Tra le svariate fotografie scattate fianco a fianco coi soldati, sicuramente degne di nota sono quelle dello sbarco in Normandia del 6 Giugno 1944, dove il mosso, il cielo grigio, la grana eccessiva della pellicola comunicano perfettamente la tensione e l’eccitazione di quei momenti. Molte sue foto di questo evento andarono distrutte per errore di un tecnico addetto allo sviluppo dei negativi, e alcune di quelle rimaste furono pubblicate indicando che il mosso era dovuto “all’eccitazione del momento”.
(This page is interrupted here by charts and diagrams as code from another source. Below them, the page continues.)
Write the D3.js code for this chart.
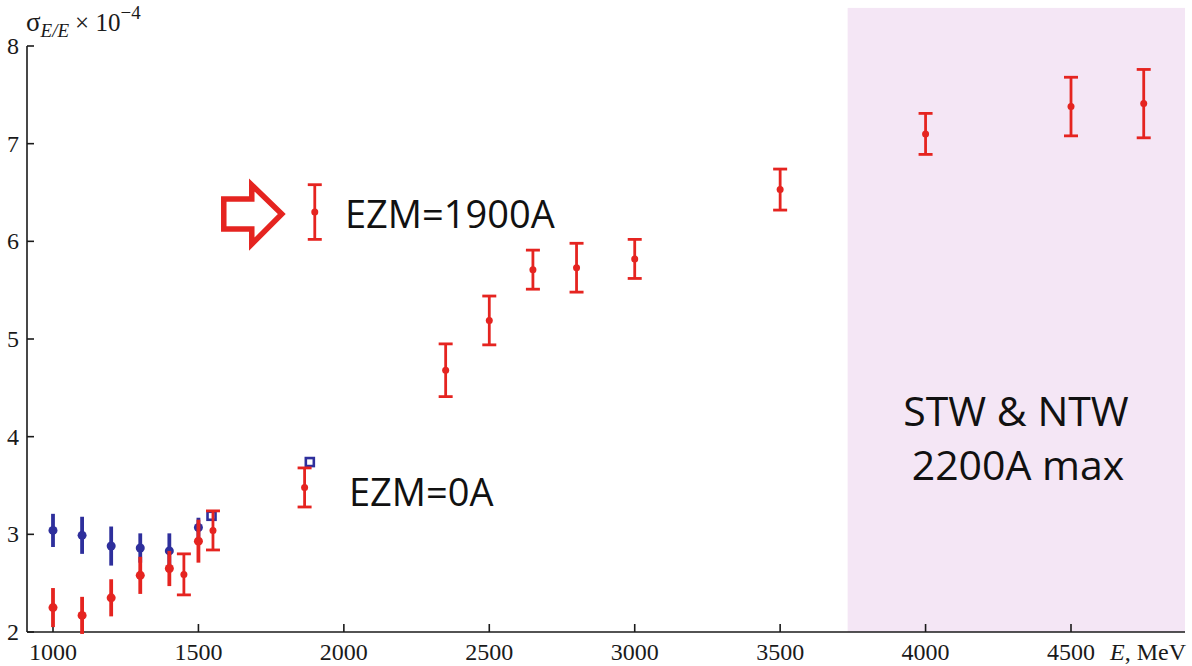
<!DOCTYPE html>
<html>
<head>
<meta charset="utf-8">
<script src="https://cdn.jsdelivr.net/npm/d3@7"></script>
<style>
  html, body { margin: 0; padding: 0; background: #fff; }
  svg { display: block; }
</style>
</head>
<body>
<svg id="chart" width="1192" height="666"></svg>
<script>
// Energy spread vs beam energy, sigma_E/E (x 1e-4)

// EZM = 0A measurements (red, low energies)
const redLowE   = [1000, 1100, 1200, 1300, 1400, 1450, 1500, 1550, 1865];
const redLowV   = [2.25, 2.17, 2.35, 2.58, 2.65, 2.59, 2.93, 3.04, 3.48];
const redLowErr = [0.20, 0.19, 0.19, 0.19, 0.18, 0.21, 0.22, 0.20, 0.20];
const redLowCap = [false, false, false, false, false, true, false, true, true];

// EZM = 1900A measurements (red, capped error bars)
const redHighE   = [1900, 2350, 2500, 2650, 2800, 3000, 3500, 4000, 4500, 4750];
const redHighV   = [6.30, 4.68, 5.19, 5.71, 5.73, 5.82, 6.53, 7.10, 7.38, 7.41];
const redHighErr = [0.28, 0.27, 0.25, 0.20, 0.25, 0.20, 0.21, 0.21, 0.30, 0.35];

// Blue series
const blueE   = [1000, 1100, 1200, 1300, 1400, 1500];
const blueV   = [3.04, 2.99, 2.88, 2.86, 2.83, 3.07];
const blueErr = [0.17, 0.19, 0.20, 0.15, 0.18, 0.10];

// Blue open squares
const blueSqE = [1545, 1883];
const blueSqV = [3.19, 3.74];

// Axis ticks
const xTicks = [1000, 1500, 2000, 2500, 3000, 3500, 4000, 4500];
const yTicks = [2, 3, 4, 5, 6, 7, 8];

// Shaded band where STW & NTW are limited
const bandStart = 3732;

const RED = "#e52420";
const BLUE = "#2e2f9c";
const INK = "#1a1a1a";

const svg = d3.select("#chart");

const x = d3.scaleLinear().domain([1000, 4500]).range([53, 1071]);
const y = d3.scaleLinear().domain([2, 8]).range([632, 46]);
const xMin = x.invert(27), xMax = x.invert(1185);

// shaded band
svg.append("rect")
  .attr("x", x(bandStart))
  .attr("y", y(8.39))
  .attr("width", x(xMax) - x(bandStart))
  .attr("height", y(2) - y(8.39))
  .attr("fill", "#f4e6f5");

// axes
const axisG = svg.append("g").attr("stroke", INK).attr("stroke-width", 1.6).attr("fill", "none");
axisG.append("line").attr("x1", x(xMin)).attr("x2", x(xMax)).attr("y1", y(2)).attr("y2", y(2));
axisG.append("line").attr("x1", x(xMin)).attr("x2", x(xMin)).attr("y1", y(2)).attr("y2", y(8));

axisG.selectAll(".xt").data(xTicks).join("line")
  .attr("x1", d => x(d)).attr("x2", d => x(d))
  .attr("y1", y(2)).attr("y2", y(2) - 8);
axisG.selectAll(".yt").data(yTicks).join("line")
  .attr("x1", x(xMin)).attr("x2", x(xMin) + 7)
  .attr("y1", d => y(d)).attr("y2", d => y(d));

const serif = "'Liberation Serif', 'DejaVu Serif', serif";

svg.selectAll(".xl").data(xTicks).join("text")
  .attr("x", d => x(d)).attr("y", 660)
  .attr("text-anchor", "middle")
  .attr("font-family", serif).attr("font-size", 24).attr("fill", INK)
  .text(d => d);

svg.selectAll(".yl").data(yTicks).join("text")
  .attr("x", 19).attr("y", d => y(d) + 8)
  .attr("text-anchor", "end")
  .attr("font-family", serif).attr("font-size", 24).attr("fill", INK)
  .text(d => d);

// x axis unit
const xu = svg.append("text").attr("x", 1110).attr("y", 660)
  .attr("font-family", serif).attr("font-size", 24).attr("fill", INK);
xu.append("tspan").attr("font-style", "italic").text("E");
xu.append("tspan").text(", MeV");

// y axis title
const yt = svg.append("text").attr("x", 26).attr("y", 31)
  .attr("font-family", serif).attr("font-size", 27).attr("fill", INK);
yt.append("tspan").text("σ");
yt.append("tspan").attr("font-style", "italic").attr("font-size", 19).attr("dy", 6).text("E/E");
yt.append("tspan").attr("font-size", 25).attr("dy", -6).attr("dx", 6).text("× 10");
yt.append("tspan").attr("font-size", 19).attr("dy", -12).text("−4");

// error bars with dots
function drawSeries(E, V, Err, caps, color, width) {
  const g = svg.append("g");
  E.forEach((e, i) => {
    const cx = x(e), lo = y(V[i] - Err[i]), hi = y(V[i] + Err[i]);
    const capped = caps[i];
    g.append("line").attr("x1", cx).attr("x2", cx).attr("y1", lo).attr("y2", hi)
      .attr("stroke", color).attr("stroke-width", capped ? 2.8 : width);
    if (capped) {
      [lo, hi].forEach(yy => g.append("line")
        .attr("x1", cx - 7).attr("x2", cx + 7).attr("y1", yy).attr("y2", yy)
        .attr("stroke", color).attr("stroke-width", 2.8));
    }
    g.append("circle").attr("cx", cx).attr("cy", y(V[i]))
      .attr("r", capped ? 3.5 : 4.5).attr("fill", color);
  });
}

drawSeries(blueE, blueV, blueErr, blueE.map(() => false), BLUE, 3.8);

// blue open squares
svg.selectAll(".sq").data(blueSqE).join("rect")
  .attr("x", d => x(d) - 4).attr("y", (d, i) => y(blueSqV[i]) - 4)
  .attr("width", 8).attr("height", 8)
  .attr("fill", "#fff").attr("stroke", BLUE).attr("stroke-width", 2.6);

drawSeries(redLowE, redLowV, redLowErr, redLowCap, RED, 3.8);
drawSeries(redHighE, redHighV, redHighErr, redHighE.map(() => true), RED, 2.8);

// hollow arrow pointing at the 1900A point
const tipX = x(1900) - 33, tipY = y(6.30) + 2;
const arrow = d3.path();
arrow.moveTo(tipX, tipY);
arrow.lineTo(tipX - 30, tipY - 29);
arrow.lineTo(tipX - 30, tipY - 15);
arrow.lineTo(tipX - 58, tipY - 15);
arrow.lineTo(tipX - 58, tipY + 15);
arrow.lineTo(tipX - 30, tipY + 15);
arrow.lineTo(tipX - 30, tipY + 30);
arrow.closePath();
svg.append("path").attr("d", arrow.toString())
  .attr("fill", "#fff").attr("stroke", RED).attr("stroke-width", 5.5)
  .attr("stroke-linejoin", "miter");

// annotations
const sans = "'Open Sans', 'Liberation Sans', sans-serif";
svg.append("text").attr("x", 345).attr("y", 228)
  .attr("font-family", sans).attr("font-size", 38).attr("fill", "#111")
  .text("EZM=1900A");
svg.append("text").attr("x", 349).attr("y", 506)
  .attr("font-family", sans).attr("font-size", 38).attr("fill", "#111")
  .text("EZM=0A");
svg.append("text").attr("x", 1016).attr("y", 426)
  .attr("text-anchor", "middle")
  .attr("font-family", sans).attr("font-size", 41).attr("fill", "#111")
  .text("STW & NTW");
svg.append("text").attr("x", 1018).attr("y", 480)
  .attr("text-anchor", "middle")
  .attr("font-family", sans).attr("font-size", 41).attr("fill", "#111")
  .text("2200A max");
</script>
</body>
</html>
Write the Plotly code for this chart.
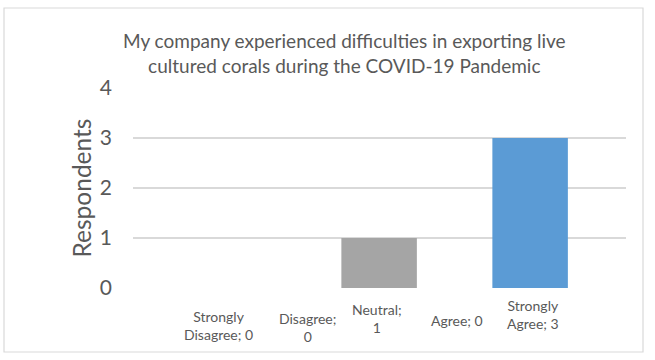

Oltre alle foto dell’azione bellica, non vanno dimenticate (perché di esatta pari dignità) quelle che ritraggono i civili. Dai bambini che giocano in Cina, alle masse in fuga (a piedi o su treni traboccanti) l’impressione è sempre quella di un’impotenza che ignora le motivazioni di ciò che sta passando, unita all’incognita del futuro.
Effettivamente, dice bene nell’introduzione alla mostra Maurizio Vanni, curatore, come le opere di Capa siano dei film: come si possa sentire il sibilo del vento e gli scoppi delle bombe, come la tensione e la paura possano essere avvertite nel tono generale dell’immagine. Sebbene questo possa generalmente dirsi per tutta la buona fotografia, nell’opera di Capa ciò che cambia è che si va al di là del singolo evento o del singolo fotogramma. Non ci si limita all’immagine ripresa, ma la foto è espressione di una circostanza più ampia.
Questa sensazione è diversa ad esempio da quella trasmessa da Cartier-Bresson (altro pioniere del fotogiornalismo) dove il suo è un occhio più artistico, per così dire, più legato all’inquadratura narrativa.
Ciò comunque non vuol dire che, come tutti i grandi fotografi, Capa non avesse abilità artistica: i suoi ritratti sono splendidi, che siano di una ragazzina che si riposa durante un’evacuazione, o che sia un autoritratto con l’amico John Steinbeck.
E come ogni grande artista, fece della sua vita una sola entità con la su arte: morì in Indocina, mettendo piede su una mina antiuomo mentre seguiva un gruppo di soldati.